The D.C. Council unanimously voted Tuesday morning to take Sulaimon Brown, and others, to court to force them to testify.
There was no discussion of the emergency measure, which sends to the council’s general counsel to D.C. Superior Court to ask for a court order requiring Brown, Cherita Whitting and Peyton Brooks to testify. Brown and Whitting were scheduled to testify at the fourth installment of council hearings looking into the hiring practice of the Vince Gray administration.
Brown says he never got the subpoena and Ward 3 Councilwoman Mary Cheh says he signed for it when it was delivered by certified mail. Whitting just didn’t show.
The committee has also decided to take Peyton Brooks to court over his statement that he’d plead the Fifth to any and all questions the council puts to him. The committee says Brooks isn’t likely to be incriminating himself when answering some questions.
If a superior court judge issues an order requiring them to testify, and they don’t, they can be held in contempt of court, Cheh said.
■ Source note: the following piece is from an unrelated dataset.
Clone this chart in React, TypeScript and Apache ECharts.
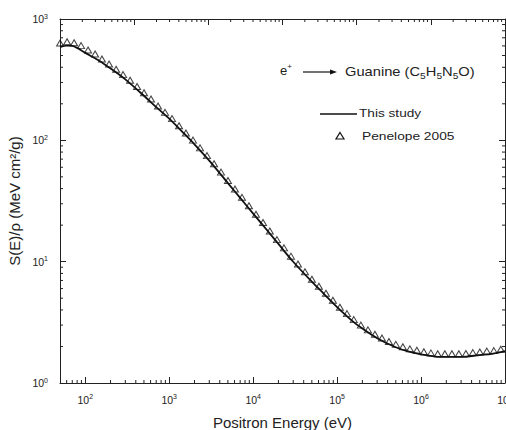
import React, { useEffect, useRef } from "react";
import * as echarts from "echarts";

// This study (solid line)
const energyLine = [50, 60, 70, 80, 100, 150, 200, 300, 500, 700, 1e3, 1.5e3, 2e3, 3e3, 5e3, 7e3, 1e4, 1.5e4, 2e4, 3e4, 5e4, 7e4, 1e5, 1.5e5, 2e5, 3e5, 5e5, 7e5, 1e6, 1.5e6, 2e6, 3e6, 5e6, 7e6, 1e7];
const stoppingLine = [587, 604, 601, 578, 526, 449, 391, 318, 233, 188, 151, 114, 92.7, 68, 44.4, 33.6, 24.9, 17.8, 14.0, 9.98, 6.84, 5.41, 4.22, 3.27, 2.81, 2.34, 1.97, 1.82, 1.72, 1.65, 1.64, 1.64, 1.70, 1.74, 1.83];

// Penelope 2005 (open triangles)
const energyPen = [50.1, 60.7, 73.6, 89.1, 108, 131, 158, 192, 233, 282, 342, 414, 501, 607, 736, 891, 1080, 1310, 1580, 1920, 2330, 2820, 3420, 4140, 5010, 6070, 7360, 8910, 10800, 13100, 15800, 19200, 23300, 28200, 34200, 41400, 50100, 60700, 73600, 89100, 108000, 131000, 158000, 192000, 233000, 282000, 342000, 414000, 501000, 607000, 736000, 891000, 1.08e6, 1.31e6, 1.58e6, 1.92e6, 2.33e6, 2.82e6, 3.42e6, 4.14e6, 5.01e6, 6.07e6, 7.36e6, 8.91e6];
const stoppingPen = [634, 650, 638, 603, 556, 514, 468, 426, 385, 348, 313, 278, 247, 219, 192, 170, 151, 132, 115, 100.4, 86.7, 74.8, 64.1, 54.7, 46.7, 39.7, 33.9, 28.9, 24.6, 21.0, 17.9, 15.2, 13.0, 11.1, 9.57, 8.27, 7.17, 6.28, 5.49, 4.81, 4.21, 3.73, 3.33, 3.00, 2.74, 2.52, 2.35, 2.20, 2.08, 1.99, 1.91, 1.86, 1.81, 1.77, 1.74, 1.74, 1.74, 1.74, 1.75, 1.78, 1.80, 1.83, 1.85, 1.90];

const X_MIN = 50;
const X_MAX = 1e7;
const TOP_MIN = 10;
const Y_MIN = 1;
const Y_MAX = 1000;

function minorTicks(lo: number, hi: number): number[] {
  const out: number[] = [];
  for (let d = -1; d <= 8; d++) {
    for (let m = 2; m <= 9; m++) {
      const v = m * Math.pow(10, d);
      if (v > lo * 1.0001 && v < hi * 0.9999) out.push(v);
    }
  }
  return out;
}

const FONT = "'Liberation Sans', Arial, sans-serif";

const powLabel = (v: number) => {
  const l = Math.log10(v);
  const r = Math.round(l);
  if (Math.abs(l - r) > 1e-6) return "";
  return `{b|10}{e|${r}}`;
};

const labelRich = {
  b: { fontSize: 10.5, fontFamily: FONT, color: "#222", lineHeight: 13 },
  e: { fontSize: 7, fontFamily: FONT, color: "#222", verticalAlign: "top", lineHeight: 7 },
};

export default function App() {
  const ref = useRef<HTMLDivElement>(null);
  useEffect(() => {
    if (!ref.current) return;
    const chart = echarts.init(ref.current, null, { renderer: "svg" });

    const tickLine = (dx: number, dy: number) => (params: any, api: any) => {
      const p = api.coord([api.value(0), api.value(1)]);
      return {
        type: "line",
        shape: { x1: p[0], y1: p[1], x2: p[0] + dx, y2: p[1] + dy },
        style: { stroke: "#222", lineWidth: 1 },
      };
    };

    const axisCommon = {
      type: "log",
      logBase: 10,
      axisLine: { show: true, onZero: false, lineStyle: { color: "#222", width: 1 } },
      axisTick: { show: true, inside: true, length: 6, lineStyle: { color: "#222", width: 1 } },
      splitLine: { show: false },
      minorTick: { show: false },
    };

    chart.setOption({
      animation: false,
      backgroundColor: "#fff",
      grid: { left: 60, right: 1, top: 19, bottom: 47, containLabel: false, outerBoundsMode: "none" },
      xAxis: [
        {
          ...axisCommon,
          position: "bottom",
          min: X_MIN,
          max: X_MAX,
          axisLabel: {
            show: true,
            margin: 10,
            formatter: powLabel,
            rich: labelRich,
            showMinLabel: false,
            showMaxLabel: true,
            hideOverlap: false,
          },
          name: "Positron Energy (eV)",
          nameLocation: "middle",
          nameGap: 32,
          nameTextStyle: { fontSize: 15, fontFamily: FONT, color: "#222" },
        },
        {
          ...axisCommon,
          position: "top",
          min: TOP_MIN,
          max: X_MAX,
          axisLabel: { show: false },
        },
      ],
      yAxis: [
        {
          ...axisCommon,
          position: "left",
          min: Y_MIN,
          max: Y_MAX,
          axisLabel: { show: true, margin: 12, formatter: powLabel, rich: labelRich },
          name: "S(E)/ρ (MeV cm²/g)",
          nameLocation: "middle",
          nameGap: 27,
          nameRotate: 90,
          nameTextStyle: { fontSize: 15, fontFamily: FONT, color: "#222" },
        },
        {
          ...axisCommon,
          position: "right",
          min: Y_MIN,
          max: Y_MAX,
          axisLabel: { show: false },
        },
      ],
      series: [
        {
          name: "This study",
          type: "line",
          xAxisIndex: 0,
          yAxisIndex: 0,
          data: energyLine.map((e, i) => [e, stoppingLine[i]]),
          showSymbol: false,
          symbol: "none",
          smooth: 0.3,
          lineStyle: { color: "#111", width: 1.8 },
          z: 3,
        },
        {
          name: "Penelope 2005",
          type: "scatter",
          xAxisIndex: 0,
          yAxisIndex: 0,
          data: energyPen.map((e, i) => [e, stoppingPen[i]]),
          symbol: "triangle",
          symbolSize: [7, 6],
          itemStyle: { color: "rgba(255,255,255,0)", borderColor: "#111", borderWidth: 1 },
          z: 2,
        },
        {
          type: "custom",
          xAxisIndex: 0,
          yAxisIndex: 0,
          clip: false,
          silent: true,
          data: minorTicks(X_MIN, X_MAX).map((v) => [v, Y_MIN]),
          renderItem: tickLine(0, -3),
        },
        {
          type: "custom",
          xAxisIndex: 1,
          yAxisIndex: 0,
          clip: false,
          silent: true,
          data: minorTicks(TOP_MIN, X_MAX).map((v) => [v, Y_MAX]),
          renderItem: tickLine(0, 3),
        },
        {
          type: "custom",
          xAxisIndex: 0,
          yAxisIndex: 0,
          clip: false,
          silent: true,
          data: minorTicks(Y_MIN, Y_MAX).map((v) => [X_MIN, v]),
          renderItem: tickLine(3, 0),
        },
        {
          type: "custom",
          xAxisIndex: 0,
          yAxisIndex: 0,
          clip: false,
          silent: true,
          data: minorTicks(Y_MIN, Y_MAX).map((v) => [X_MAX, v]),
          renderItem: tickLine(-3, 0),
        },
      ],
      graphic: [
        {
          type: "text",
          x: 280,
          y: 70,
          style: {
            text: "{t|e}{s|+}",
            verticalAlign: "middle",
            rich: {
              t: { fontSize: 13, fontFamily: FONT, fill: "#222", lineHeight: 16 },
              s: { fontSize: 8, fontFamily: FONT, fill: "#222", verticalAlign: "top", lineHeight: 8 },
            },
          },
        },
        {
          type: "line",
          shape: { x1: 303, y1: 72, x2: 331, y2: 72 },
          style: { stroke: "#111", lineWidth: 1.2 },
        },
        {
          type: "polygon",
          shape: { points: [[330, 69.5], [337, 72], [330, 74.5]] },
          style: { fill: "#111" },
        },
        {
          type: "text",
          x: 345,
          y: 71,
          scaleX: 1.13,
          style: {
            text: "{t|Guanine (C}{s|5}{t|H}{s|5}{t|N}{s|5}{t|O)}",
            verticalAlign: "middle",
            rich: {
              t: { fontSize: 13, fontFamily: FONT, fill: "#222", lineHeight: 18 },
              s: { fontSize: 9, fontFamily: FONT, fill: "#222", verticalAlign: "bottom", lineHeight: 9 },
            },
          },
        },
        {
          type: "line",
          shape: { x1: 320, y1: 114, x2: 357, y2: 114 },
          style: { stroke: "#111", lineWidth: 1.5 },
        },
        {
          type: "text",
          x: 359,
          y: 114,
          scaleX: 1.3,
          style: { text: "This study", fontSize: 10.5, fontFamily: FONT, fill: "#222", verticalAlign: "middle" },
        },
        {
          type: "polygon",
          shape: { points: [[340, 132.5], [344, 139], [336, 139]] },
          style: { fill: "none", stroke: "#111", lineWidth: 1.2 },
        },
        {
          type: "text",
          x: 362,
          y: 136,
          scaleX: 1.25,
          style: { text: "Penelope 2005", fontSize: 11, fontFamily: FONT, fill: "#222", verticalAlign: "middle" },
        },
      ],
    });
    return () => chart.dispose();
  }, []);
  return (
    <div
      ref={ref}
      style={{ position: "absolute", left: 0, top: 0, width: 506, height: 430 }}
    />
  );
}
Brown claims Gray promised him a job to stay on the campaign trail last summer and keep up his verbal attacks on then-Mayor Adrian Fenty. He also says Brooks’ father, Gray for Mayor campaign worker Howard Brooks, passed him cash-stuffed envelopes for the same reason. Peyton Brooks was later hired by the Gray administration, just like Brown and Whitting — who didn’t mark down a felony conviction on her job application.